A private forest in a Zamindari was treated as a reserve forest for certain purposes by the application of S. 26 and S. 32 of the Madras Forest Act. When the Forest Range Officer belonging to the Zamin and his watchers were driving cattle found grazing in the forest the accused rescued the cattle. It was held that the Zamindar was the occupier of the forest within S. 10 and the persons appointed by the Zamindar to be in charge of the forest were entitled to seize the cattle and, therefore, the accused were guilty under S. 24. Where cattle are found grazing on land in the occupation of its owner or occupier, it is not necessary that the owner or occupier, himself must physically seize and take the cattle to the pound, In re Sathirnalan, 1948 Mad WN 407 : AIR 1948 Mad 467.
(12) The net result of this analysis is that the accused has been rightly convicted under S. 24 of the Cattle Trespass Act. As for beating with chappals both Courts below found the allegation to be true and therefore the conviction under S. 355 I.P.C. is also correct.

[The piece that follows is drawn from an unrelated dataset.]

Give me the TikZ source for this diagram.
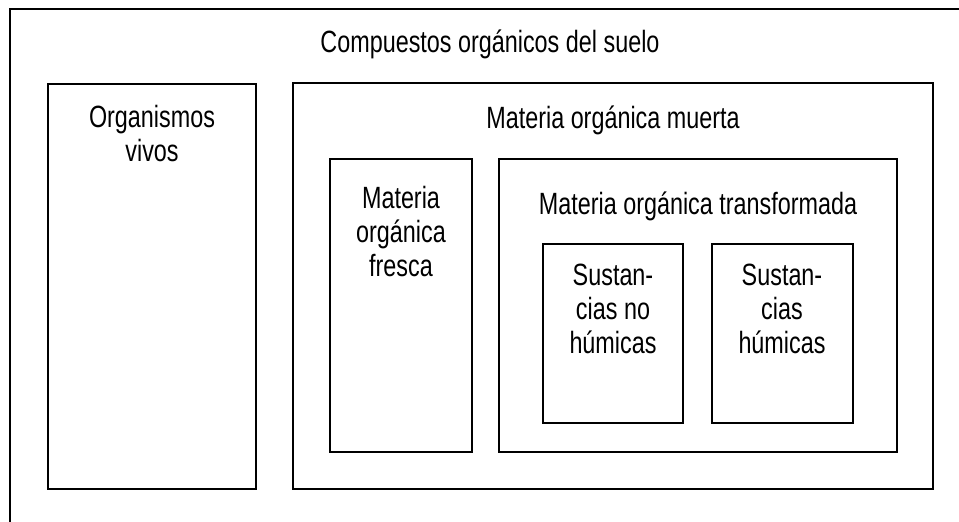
\documentclass[tikz,border=0pt]{standalone}
\usepackage{fontspec}
\setmainfont{Liberation Sans}[FakeStretch=0.76]
\begin{document}
\begin{tikzpicture}[x=0.02cm,y=-0.02cm,line width=0.8pt]
			\tikzset{lbl/.style={align=center,inner sep=0pt,anchor=base,
				font=\fontsize{17.5}{19.3}\selectfont}}
			\useasboundingbox (0,0) rectangle (959,521);
			\clip (0,0) rectangle (959,521);
			
			%Compuestos del suelo
			\draw (10,9) rectangle (980,540);
			\node[lbl] (suelo) at (490,52) {Compuestos orgánicos del suelo};
			
			%Organismos vivos
			\draw (48,84) rectangle (256,489);
			\node[lbl] (vivos) at (152,161) {Organismos\\vivos};
			
			%Materia muerta
			\draw (293,83) rectangle (933,489);
			\node[lbl] (muerta) at (613,128) {Materia orgánica muerta};
			
			%Materia fresca
			\draw (330,159) rectangle (472,452);
			\node[lbl] (fresca) at (401,276) {Materia\\orgánica\\fresca};
			
			%Materia transformada
			\draw (499,159) rectangle (897,452);
			\node[lbl] (transf) at (698,214) {Materia orgánica transformada};
			
			%Sustancias no humicas
			\draw (543,244) rectangle (683,423);
			\node[lbl] (nohum) at (613,353) {Sustan-\\cias no\\húmicas};
			
			%Sustancias humicas
			\draw (712,244) rectangle (853,423);
			\node[lbl] (hum) at (782,353) {Sustan-\\cias\\húmicas};
\end{tikzpicture}
\end{document}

(13) In regard to the sentence the learned advocate Mr. Santhanam presses that this is a case where considerable reduction should be made in regard to the punishment, if I come to the conclusion that the accused has been rightly convicted under S. 24 of the Cattle Trespass Act and S. 355 I.P.C. There is much force in what he says. Having regard to the circumstances I consider that punishment under S. 24 of the Cattle Trespass Act may be reduced to a fine of Rs. 50/-, and the punishment under S. 355 I.P.C. may be reduced to a fine of Rs. 150/-. Out of the fine amounts collected a sum of Rs. 100/- will be paid as compensation to P.W. 4. The balance of the fine amount if any collected will be refunded to the revision petitioner.
(14) This revision is disposed of accordingly.